Another Yadkin County teacher challenged Hitchcock to develop a passion for reading for enjoyment.
“The other teacher who most influenced me was Mrs. Barbara Hutchens,” Hitchcock said. “She held a contest to see which student could read the most books during the school year. I won the contest and became a lifelong reader.”
Since then Hitchcock has become a parent and through a history project assigned to her son she started to learn about history in her family that she never knew.
A story about her great-grandmother’s sister who died of tuberculosis leaving behind her ten-month-old baby and a letter planning her funeral caught Hitchcock’s attention and she became fascinated.
She was inspired to take her family’s past and turn it into a young adult novel to share her roots.
“I started [researching] by talking to my parents. Both grew up on North Carolina farms and have great memories,” Hitchcock said. “I also read novels set in the 1920s, North Carolina history books, memoirs written from sanatoriums, and doctors’ accounts of tuberculosis.
“A particularly fascinating memoir is called ‘Neighbors and Us’ by Yadkin County’s own Irma Matthews Robertson,” Hitchcock continued. “From Miss Irma’s book, I discovered what it was like to attend a Christmas service lit by oil lamps, folk remedies, and old time wheat threshing.”
The result of her research is “The Ballad of Jessie Pearl.” The novel is set in East Bend in 1922 and focuses on Jessie, a young girl who has to put her life plans on hold to help her family maintain their home and farm during a tuberculosis epidemic.

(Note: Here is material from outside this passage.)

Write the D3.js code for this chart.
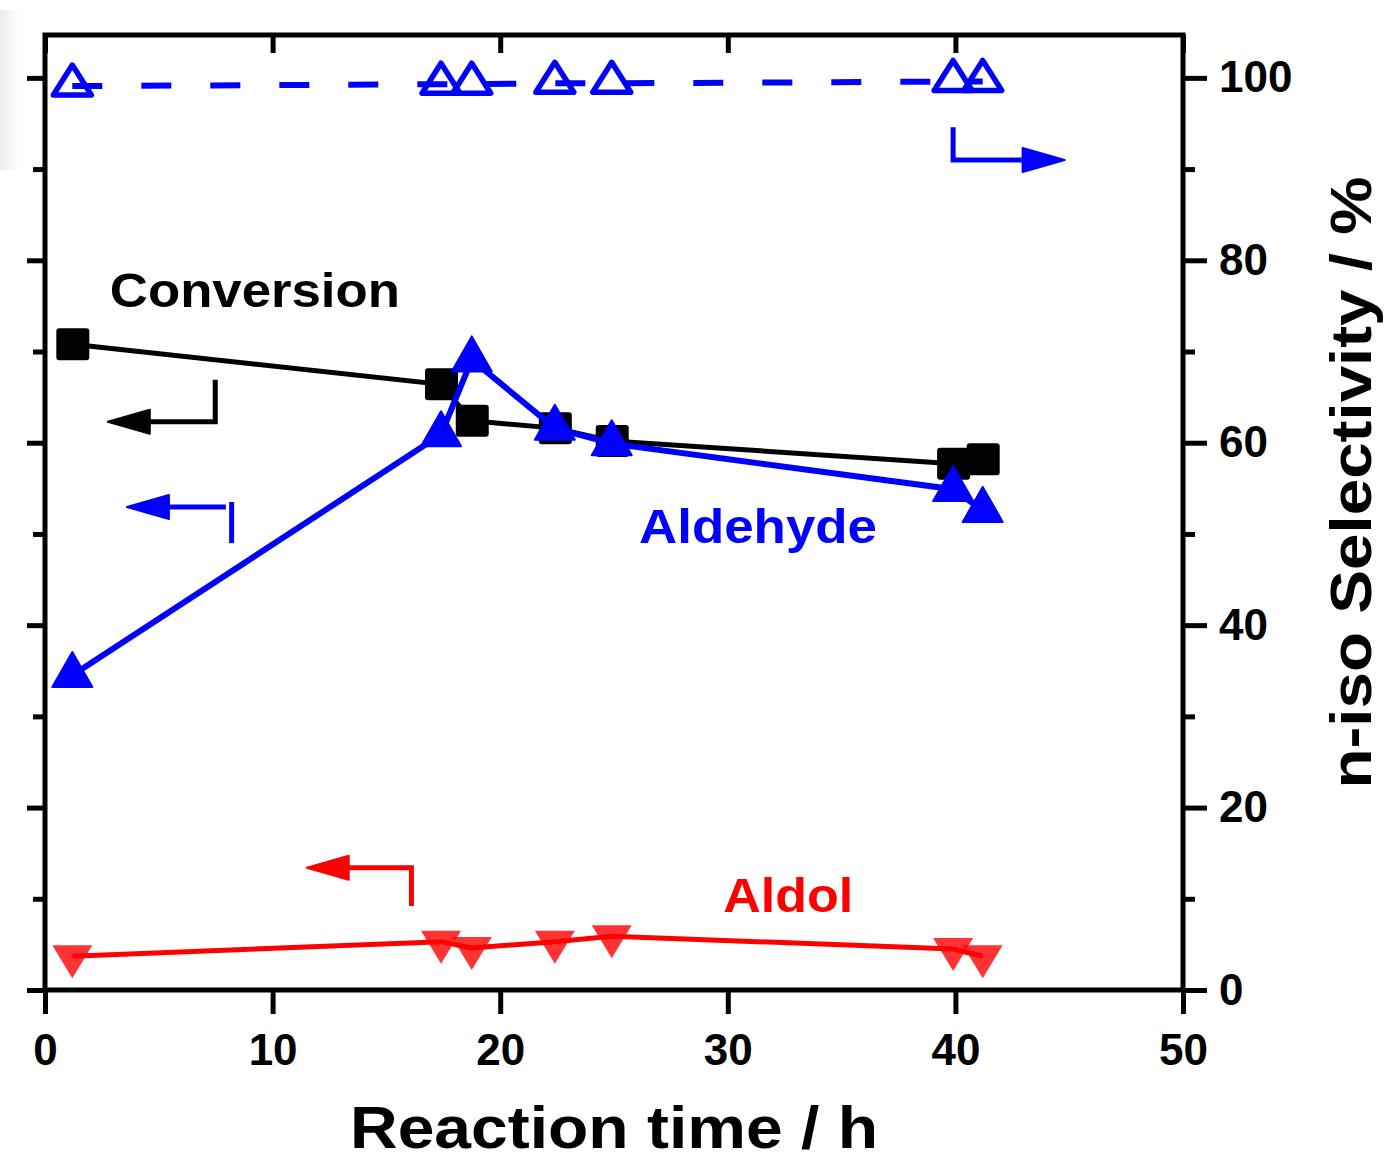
<!DOCTYPE html>
<html><head><meta charset="utf-8">
<script src="https://cdn.jsdelivr.net/npm/d3@7"></script>
<style>body{margin:0;background:#fff;} svg{display:block}</style>
</head><body><svg id="c" width="1385" height="1161"></svg>
<script>
// ---- data ----
const times      = [1.2, 17.4, 18.75, 22.4, 24.9, 39.9, 41.2];
const conversion = [70.8, 66.4, 62.4, 61.6, 60.2, 57.7, 58.2];
const aldehyde   = [34.5, 60.9, 69.1, 61.6, 59.9, 54.9, 52.6];
const aldol      = [3.7, 5.3, 4.6, 5.3, 5.9, 4.5, 3.7];
const nisoSel    = [99.1, 99.3, 99.3, 99.4, 99.4, 99.6, 99.6];
const xTicks  = [0, 10, 20, 30, 40, 50];
const yMajor  = [0, 20, 40, 60, 80, 100];
const yMinor  = [10, 30, 50, 70, 90];
const xTitle = "Reaction time / h";
const yTitle = "n-iso Selectivity / %";

const svg = d3.select("#c");
const L = 45, R = 1183, T = 35, B = 990;
const x = d3.scaleLinear().domain([0, 50]).range([L, R]);
const y = d3.scaleLinear().domain([0, 104.7]).range([B, T]);
const font = "'Liberation Sans', Arial, sans-serif";

// faint gray artifact at top-left
const defs = svg.append("defs");
const g0 = defs.append("linearGradient").attr("id","gl").attr("x1",0).attr("x2",1);
g0.append("stop").attr("offset",0).attr("stop-color","#ececec");
g0.append("stop").attr("offset",1).attr("stop-color","#ffffff");
svg.append("rect").attr("x",0).attr("y",10).attr("width",20).attr("height",160).attr("fill","url(#gl)");

// ---- axes ----
function styleAxis(g){ g.select(".domain").remove(); g.selectAll("line").attr("stroke","#000").attr("stroke-width",5); }
svg.append("g").attr("transform",`translate(${L},0)`).call(d3.axisLeft(y).tickValues(yMajor).tickSize(18).tickFormat("")).call(styleAxis);
svg.append("g").attr("transform",`translate(${L},0)`).call(d3.axisLeft(y).tickValues(yMinor).tickSize(12).tickFormat("")).call(styleAxis);
const ra = svg.append("g").attr("transform",`translate(${R},0)`).call(d3.axisRight(y).tickValues(yMajor).tickSize(24).tickPadding(12)).call(styleAxis);
svg.append("g").attr("transform",`translate(${R},0)`).call(d3.axisRight(y).tickValues(yMinor).tickSize(12).tickFormat("")).call(styleAxis);
const ba = svg.append("g").attr("transform",`translate(0,${B})`).call(d3.axisBottom(x).tickValues(xTicks).tickSize(24).tickPadding(20)).call(styleAxis);
svg.append("g").attr("transform",`translate(0,${T})`).call(d3.axisBottom(x).tickValues(xTicks).tickSize(18).tickFormat("")).call(styleAxis);
[ra, ba].forEach(g => g.selectAll("text").attr("font-family",font).attr("font-weight","bold").attr("font-size",44).attr("fill","#000"));

svg.append("rect").attr("x",L).attr("y",T).attr("width",R-L).attr("height",B-T)
  .attr("fill","none").attr("stroke","#000").attr("stroke-width",5);

// titles
svg.append("text").attr("x",(x(0)+x(50))/2).attr("y",1148).attr("text-anchor","middle")
  .attr("font-family",font).attr("font-weight","bold").attr("font-size",60)
  .attr("textLength",528).attr("lengthAdjust","spacingAndGlyphs").text(xTitle);
svg.append("text").attr("transform",`translate(1371,${(T+B)/2-30}) rotate(-90)`).attr("text-anchor","middle")
  .attr("font-family",font).attr("font-weight","bold").attr("font-size",58)
  .attr("textLength",612).attr("lengthAdjust","spacingAndGlyphs").text(yTitle);

// ---- series ----
const pts = arr => times.map((t,i)=>[t, arr[i]]);
const line = d3.line().x(d=>x(d[0])).y(d=>y(d[1]));
function tri(w, h, down){ // centroid-centered triangle
  const a = down ? 2*h/3 : -2*h/3, b = down ? -h/3 : h/3;
  return `M0,${a}L${w/2},${b}L${-w/2},${b}Z`;
}

// n-iso selectivity (dashed, open triangles)
svg.append("path").datum(pts(nisoSel)).attr("d",line).attr("fill","none")
  .attr("stroke","#0000ff").attr("stroke-width",6).attr("stroke-dasharray","30 39");
svg.selectAll(".ot").data(pts(nisoSel)).join("path")
  .attr("transform",d=>`translate(${x(d[0])},${y(d[1])-1})`).attr("d",tri(38,30,false))
  .attr("fill","none").attr("stroke","#0000ff").attr("stroke-width",5.5).attr("stroke-linejoin","round");

// conversion
svg.append("path").datum(pts(conversion)).attr("d",line).attr("fill","none").attr("stroke","#000").attr("stroke-width",5);
svg.selectAll(".sq").data(pts(conversion)).join("rect")
  .attr("x",d=>x(d[0])-16).attr("y",d=>y(d[1])-16).attr("width",33).attr("height",32).attr("rx",3).attr("fill","#000");

// aldehyde
svg.append("path").datum(pts(aldehyde)).attr("d",line).attr("fill","none").attr("stroke","#0000ff").attr("stroke-width",6);
svg.selectAll(".ft").data(pts(aldehyde)).join("path")
  .attr("transform",d=>`translate(${x(d[0])},${y(d[1])})`).attr("d",tri(40,35,false))
  .attr("fill","#0000ff").attr("stroke","#0000ff").attr("stroke-width",2).attr("stroke-linejoin","round");

// aldol
svg.append("path").datum(pts(aldol)).attr("d",line).attr("fill","none").attr("stroke","#ff0000").attr("stroke-width",5);
svg.selectAll(".dt").data(pts(aldol)).join("path")
  .attr("transform",d=>`translate(${x(d[0])},${y(d[1])})`).attr("d",tri(40,33,true))
  .attr("fill","#ff0000").attr("fill-opacity",0.8);

// ---- annotations (data coordinates) ----
function arrow(pointsData, color, dir){
  const p = pointsData.map(d=>[x(d[0]), y(d[1])]);
  const tip = p[p.length-1];
  const hl = 42, hw = 12;
  const s = dir === "left" ? 1 : -1;
  const shaft = p.slice(); shaft[shaft.length-1] = [tip[0]+s*(hl-4), tip[1]];
  svg.append("path").attr("d", d3.line()(shaft)).attr("fill","none").attr("stroke",color).attr("stroke-width",5);
  svg.append("path").attr("d",`M${tip[0]},${tip[1]}L${tip[0]+s*hl},${tip[1]-hw}L${tip[0]+s*hl},${tip[1]+hw}Z`)
    .attr("fill",color).attr("stroke",color).attr("stroke-width",2).attr("stroke-linejoin","round");
}
arrow([[7.48,66.9],[7.48,62.3],[2.76,62.3]], "#000", "left");
arrow([[7.95,52.95],[3.6,52.95]], "#0000ff", "left");
svg.append("line").attr("x1",x(8.2)).attr("x2",x(8.2)).attr("y1",y(53.5)).attr("y2",y(49.0)).attr("stroke","#0000ff").attr("stroke-width",5);
arrow([[16.1,9.2],[16.1,13.4],[11.5,13.4]], "#ff0000", "left");
arrow([[39.9,94.6],[39.9,91.0],[44.8,91.0]], "#0000ff", "right");

function label(t, xv, yv, len, color){
  svg.append("text").attr("x",x(xv)).attr("y",y(yv)).attr("font-family",font).attr("font-weight","bold")
    .attr("font-size",48).attr("fill",color).attr("textLength",len).attr("lengthAdjust","spacingAndGlyphs").text(t);
}
label("Conversion", 2.85, 74.9, 290, "#000");
label("Aldehyde", 26.1, 49.0, 238, "#0000ff");
label("Aldol", 29.8, 8.55, 130, "#ff0000");
</script></body></html>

All the while she finds love and reevaluates what she was so sure she wanted before.
Hitchcock said that she knew she wanted to write her novel in the young adult genre.
“When I became a mother, I rediscovered children’s literature,” Hitchcock said. “I read a library full of books to my son and dreamed of writing my own stories. I’m hard at work on another novel, but would like to try my hand at picture books.”
Hitchcock said that she has had stories featured in Highlights for Children, Cricket, Ask, Pockets Children’s Writer and other magazines.
She says that she has several books that she’s already written that are also set in Yadkin County but she is unsure which one will be released next.
“It just depends what gets picked up by publishers,” Hitchcock said.
Hitchcock said that “The Ballad of Jessie Pearl” can be purchased by going online at Amazon.com or Barnesandnoble.com. Yadkin residents can also contact Hitchcock’s mother, Carolyn Williams, at 336-961-3786 to purchase the book directly.
“Schools and libraries can order my book through Ingram’s catalogue and my website has a free curriculum guide for teachers that adheres to the new common core and essential standards,” Hitchcock said.
Hitchcock says that she does not currently have plans to return to Yadkin County to promote her book but she does have a place to contact her on her website for a free 20 minute Skype visit and Q&A session for classrooms and book clubs.
“I don’t have any plans to return to Yadkin to promote the book at this time but I’d love to be invited,” Hitchcock said.